The Center for Responsible Lending, which has offices in North Carolina, California and Washington, D.C., found that overdraft fees have more than doubled since 2004, costing consumers $23.7 billion in 2008 alone.
That number is expected to rise to $26.6 billion for 2009, the center said. Michigan’s share of overdraft fees is estimated at more than $576 million.
Gail Madziar, vice president of membership and communications for the Michigan Bankers Association, said potential federal legislation early in 2010 would probably address the issue.
The American Bankers Association recently surveyed 1,000 banking customers and found that 82 percent didn’t pay an overdraft fee. Madziar said only 5 percent of them said they paid 10 or more overdraft fees.
“If you have that many overdraft fees, then there is probably another problem going on there,” she said.
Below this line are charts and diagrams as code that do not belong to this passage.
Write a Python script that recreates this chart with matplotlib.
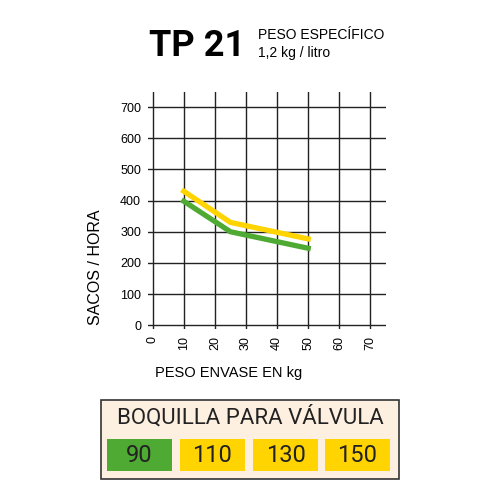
import matplotlib.pyplot as plt
from matplotlib.patches import Rectangle

# peso envase (kg) vs sacos/hora, one line per boquilla
peso = [10, 25, 50]
sacos_90 = [398, 300, 247]
sacos_110 = [430, 330, 277]

x_ticks = [0, 10, 20, 30, 40, 50, 60, 70]
y_ticks = [0, 100, 200, 300, 400, 500, 600, 700]

boquillas = ["90", "110", "130", "150"]
boquilla_colors = ["#4EAA33", "#FFD400", "#FFD400", "#FFD400"]

green = "#4EAA33"
yellow = "#FFD400"

plt.rcParams['font.family'] = ['Liberation Sans', 'DejaVu Sans']
narrow = ['Roboto', 'Liberation Sans', 'DejaVu Sans']

fig = plt.figure(figsize=(5, 5), dpi=100)
ax = fig.add_axes([0.296, 0.342, 0.476, 0.475])

ax.plot(peso, sacos_110, color=yellow, lw=3.8, solid_joinstyle="miter", zorder=3)
ax.plot(peso, sacos_90, color=green, lw=3.8, solid_joinstyle="miter", zorder=3)

ax.set_xlim(-1.5, 75)
ax.set_ylim(-12, 750)
ax.set_xticks(x_ticks)
ax.set_yticks(y_ticks)
ax.set_xticklabels([str(v) for v in x_ticks], rotation=90, fontsize=9)
ax.set_yticklabels([str(v) for v in y_ticks], fontsize=9)
ax.tick_params(length=0, pad=5)
ax.grid(True, color="#222222", lw=1.0)
ax.set_axisbelow(True)
for s in ax.spines.values():
    s.set_visible(False)

fig.text(0.19, 0.466, "SACOS / HORA", rotation=90, ha="center", va="center", fontsize=11.5)
fig.text(0.458, 0.254, "PESO ENVASE EN kg", ha="center", va="center", fontsize=10.5)

# header
fig.text(0.298, 0.908, "TP 21", family=narrow, fontweight="bold", fontsize=26,
         ha="left", va="center")
fig.text(0.515, 0.930, "PESO ESPECÍFICO", fontsize=10, ha="left", va="center")
fig.text(0.515, 0.893, "1,2 kg / litro", fontsize=10, ha="left", va="center")

# boquilla box
fig.patches.append(Rectangle((0.202, 0.042), 0.596, 0.158, transform=fig.transFigure,
                             facecolor="#FDF0E1", edgecolor="#333333", lw=1.2))
fig.text(0.5, 0.166, "BOQUILLA PARA VÁLVULA", family=narrow, fontsize=16,
         ha="center", va="center", color="#222222")
box_x = [0.214, 0.360, 0.506, 0.650]
for lab, col, bx in zip(boquillas, boquilla_colors, box_x):
    fig.patches.append(Rectangle((bx, 0.058), 0.130, 0.064, transform=fig.transFigure,
                                 facecolor=col, edgecolor="none"))
    fig.text(bx + 0.065, 0.090, lab, family=narrow, fontsize=17, ha="center", va="center",
             color="#222222")

fig.savefig("out.png", dpi=100)
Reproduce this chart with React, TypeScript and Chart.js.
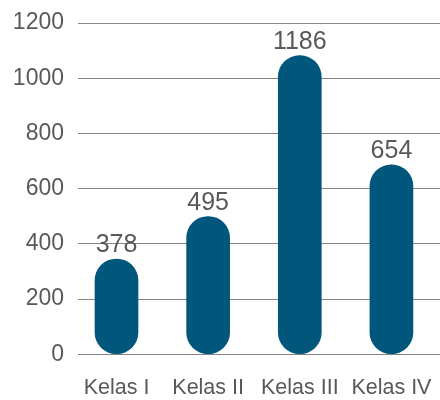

Madziar said she has not seen Whitmer’s legislation, but her initial reaction is that the association won’t support the proposal.
Don Mann, regulatory liaison for the Michigan Association of Community Bankers, said the legislative efforts may be well-intentioned but the complexity of banking, from local banks to worldwide banks, is overwhelming.
Banking laws and regulations are better supervised at the federal level because federal agencies can apply rules to all insured banks and credit unions, he said.
“At the state level, it gets a little tricky because it may not apply to all banks. Why would you subject your local banks to more stringent rules?” said Mann.
As for the holiday shopping period, “We believe this will be a better season for many retailers, despite the challenges out there,” said Michigan Retailers Association President James Hallan.
According to the National Retail Federation, shoppers are expected to spend an average of $508 on food, decorations and gifts this year, down from $534 last year.
Foreclosures, economic uncertainty and unemployment are among the reasons consumers are scaling back.
“While high unemployment levels remain a big obstacle, we have seen gains since April and expect that momentum to continue through the end of the year,” Hallan said. “Our national and state economies are more stable than at this time last year, and our members have greater confidence in their businesses and consumers.”